★★★★☆

105 min | PG-13 | June 24, 2020 | Netflix

A teenage gymnast reports a serial abuser to USA Gymnastics, and the people sworn to protect her bury it to protect the brand. A reporting team at the Indianapolis Star pulls the thread until the whole machine comes apart. The girls were never the product. The medals were.

Athlete A traces the Larry Nassar abuse scandal back to the institution that enabled it. The film is not really about one predator. It is about USA Gymnastics, a federation that treats child athletes as inventory and treats their silence as policy. The “Athlete A” of the title is Maggie Nichols, the gymnast whose 2015 complaint set off the internal report that USA Gymnastics sat on. Bonni Cohen and Jon Shenk frame the abuse as the predictable output of a culture built to break children into compliant medal factories.

Maggie Nichols speaks with a flat, careful precision that makes the betrayal land harder than any raised voice would. Jamie Dantzscher describes the grooming with the specific detail of someone who has rehearsed the memory a thousand times. Rachael Denhollander, a lawyer and the first survivor to go public, supplies the legal and moral spine of the testimony. The most unsettling presence is Géza Poszar, the Karolyi choreographer, who describes the training environment from the inside and implicates the system he served. Mark Alesia and his fellow Indianapolis Star reporters carry the procedural half of the film, walking through documents and FOIA requests with the unglamorous patience the story demands.

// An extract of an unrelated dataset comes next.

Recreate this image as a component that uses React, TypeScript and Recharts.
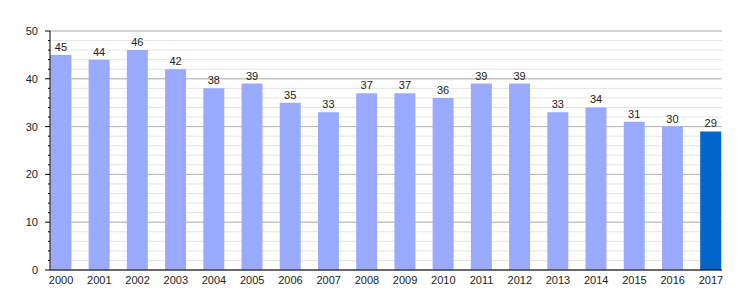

Cohen and Shenk, directing and writing together, build the film as a journalism procedural rather than a true-crime spectacle. The Star reporters appear at desks and on phones, and the editing cuts the survivor interviews against archival competition footage of the same girls smiling on the podium. That juxtaposition does the heavy lifting. The camera lingers on the gymnasts as adults in plain rooms, holding the shots long enough that the composure starts to read as cost. The film withholds graphic detail and lets the institutional paper trail do the indictment instead.

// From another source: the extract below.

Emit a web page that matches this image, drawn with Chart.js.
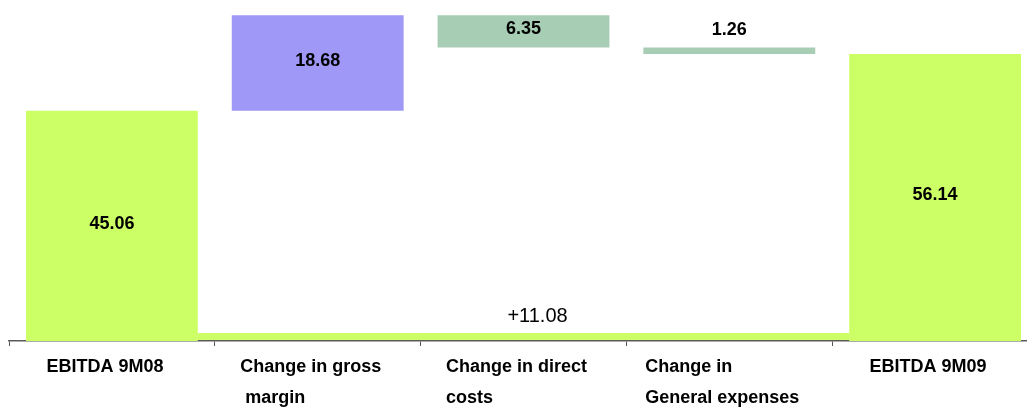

Athlete A understands that the scandal is a structural failure, not a single monster. The directors keep returning to the question of who knew and chose the brand over the child. They name the executives, the coaches, and the federation that protected its sponsors while a doctor assaulted athletes for decades. The result is a documentary that respects its survivors enough to let them be witnesses rather than victims. It builds its case the way the reporters did, one verified document at a time, and the verdict is devastating because it is earned.